Görüldüğü gibi, mali piyasalarda da likidite alıcı bolluğu ile ilgilidir. Şu ya da bu şekilde bir menkul değeri kimsenin almak istemediğini düşünelim. Alıcı olmayınca piyasada fiyat da oluşamaz. Artık o piyasa likit değildir.
Likidite krizi
Mali varlıkların temel özelliğinin kolayca elden çıkartılabilmeleri olması mali sistem açısından likiditeyi hayati kılar. Nedeni çok açıktır. Mali varlıklar likit oldukları için yani kolayca satılabilecekleri düşünüldüğünden elde tutulmaktadır. Satamama ihtimali belirdiği anda herkes onlardan kurtulmaya kalkacak ve piyasalar kilitlenecektir.
İşte, mali varlık piyasalarında alıcının şu ya da bu nedenle ortadan kaybolması durumuna “likidite krizi” denir. Panik sözcüğü de bu bağlamda kullanılır. Bu noktada kredi mekanizması devreye girer.
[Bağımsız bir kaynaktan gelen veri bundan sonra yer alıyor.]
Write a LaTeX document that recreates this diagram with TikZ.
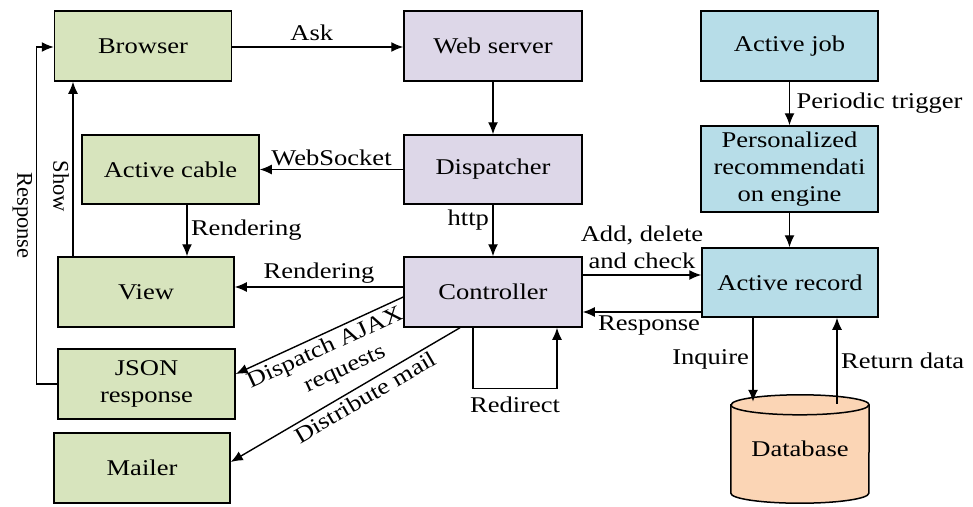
\documentclass[tikz,border=0pt]{standalone}
\usepackage{fontspec}
\setmainfont{Liberation Serif}[FakeStretch=1.18]
\newfontfamily\plainserif{Liberation Serif}
\usetikzlibrary{arrows.meta,backgrounds}

\definecolor{clientgreen}{RGB}{215,228,189}
\definecolor{serverpurple}{RGB}{221,215,232}
\definecolor{jobblue}{RGB}{183,221,232}
\definecolor{dborange}{RGB}{251,213,181}

\tikzset{
  box/.style={draw=black, line width=1.5pt, inner sep=0pt, align=center,
              minimum height=70pt},
  greenbox/.style={box, fill=clientgreen, minimum width=177pt},
  purplebox/.style={box, fill=serverpurple, minimum width=178pt},
  bluebox/.style={box, fill=jobblue, minimum width=177pt},
  dbbody/.style={inner sep=0pt, minimum width=138pt, minimum height=88pt},
  arr/.style={-{Latex[length=12pt,width=10pt]}, line width=1.4pt},
  vlabel/.style={font=\plainserif\fontsize{22.5}{27}\selectfont, rotate=-90, anchor=north},
}

\begin{document}
\begin{tikzpicture}[x=1pt, y=1pt, font=\fontsize{22.5}{27}\selectfont]
\useasboundingbox (0,0) rectangle (973,-506);

% request path
\node[greenbox] (browser) at (143,-46) {Browser};
\node[purplebox] (web) at (493,-46) {Web server};
\node[purplebox, minimum height=69pt] (dispatcher) at (493,-169.5) {Dispatcher};
\node[purplebox] (controller) at (493,-292) {Controller};

% client side outputs
\node[greenbox, minimum height=69pt] (cable) at (170.5,-169.5) {Active cable};
\node[greenbox, minimum width=176pt] (view) at (146,-292) {View};
\node[greenbox] (json) at (146.5,-384) {JSON\\response};
\node[greenbox, minimum width=176pt] (mailer) at (142,-468) {Mailer};

% background jobs and persistence
\node[bluebox] (job) at (789.5,-46) {Active job};
\node[bluebox, minimum height=86pt] (engine) at (789.5,-169) {Personalized\\recommendati\\on engine};
\node[bluebox, minimum width=176pt, minimum height=69pt] (record) at (790,-282.5) {Active record};
\node[dbbody] (db) at (800,-449) {Database};

\begin{scope}[on background layer]
  \path[fill=dborange, draw=black, line width=1.5pt]
    (db.north west) -- (db.south west)
    arc[start angle=180, end angle=360, x radius=69pt, y radius=10pt]
    -- (db.north east)
    arc[start angle=0, end angle=180, x radius=69pt, y radius=10pt] -- cycle;
  \draw[line width=1.5pt] (db.north west)
    arc[start angle=180, end angle=360, x radius=69pt, y radius=10pt];
\end{scope}

% connectors
\draw[arr] ([yshift=-1]browser.east) -- ([yshift=-1]web.west)
  node[midway, above, yshift=2, xshift=-6]{Ask};
\draw[arr] (web) -- (dispatcher);
\draw[arr] (dispatcher) -- (cable) node[midway, above]{WebSocket};
\draw[arr] (dispatcher) -- (controller) node[pos=0.3, left]{http};
\draw[arr] ([xshift=16.5]cable.south) -- ([xshift=16.5]cable.south |- view.north)
  node[midway, right]{Rendering};
\draw[arr] ([xshift=-73]view.north) -- ([xshift=-73]view.north |- browser.south)
  node[pos=0.4, vlabel]{Show};
\draw[arr] (json.west) -- ++(-21,0) |- ([yshift=-1]browser.west)
  node[pos=0.25, vlabel]{Response};

\draw[arr] ([yshift=5]controller.west) -- ([yshift=5]view.east)
  node[midway, above]{Rendering};
\draw[arr] ([yshift=-5]controller.west) -- ([yshift=10]json.east)
  node[midway, below, sloped, align=center]{Dispatch AJAX\\\hspace*{18pt}requests};
\draw[arr] ([xshift=-33]controller.south) -- ([yshift=6]mailer.east)
  node[pos=0.44, below, sloped]{Distribute mail};
\draw[arr] ([xshift=-20]controller.south) -- ++(0,-61) -| ([xshift=64]controller.south)
  node[pos=0.25, below, yshift=-4]{Redirect};

\draw[arr] ([yshift=17]controller.east) -- ([yshift=7.5]record.west)
  node[midway, above, align=center, yshift=2]{Add, delete\\and check};
\draw[arr] ([yshift=-29.5]record.west) -- ([yshift=-20]controller.east)
  node[pos=0.44, below]{Response};

\draw[arr] (job) -- (engine) node[midway, right, xshift=3]{Periodic trigger};
\draw[arr] (engine.south) -- (engine.south |- record.north);
\draw[arr] ([xshift=-37]record.south) -- ([xshift=-47,yshift=3]db.north)
  node[midway, left]{Inquire};
\draw[arr] ([xshift=37,yshift=1]db.north) -- ([xshift=47]record.south)
  node[midway, right]{Return data};
\end{tikzpicture}
\end{document}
Mali sistemin kendi içindeki kredi işlemlerinde banka mali varlıkları garanti olarak kabul eder. Sorun çıkması halinde bunları satarak kredisini tahsil edecektir. Alıcı kaybolunca bankanın garantisi kağıt parçasına dönüşür.
Böylece mali varlık piyasasının sorunları hızla banka bilançolarına, oradan diğer kredilere yani reel ekonomiye taşınır. Son çalkantıda merkez bankalarının para musluklarını açmasının gerisinde bir likidite krizini engelleme çabası yatmaktadır.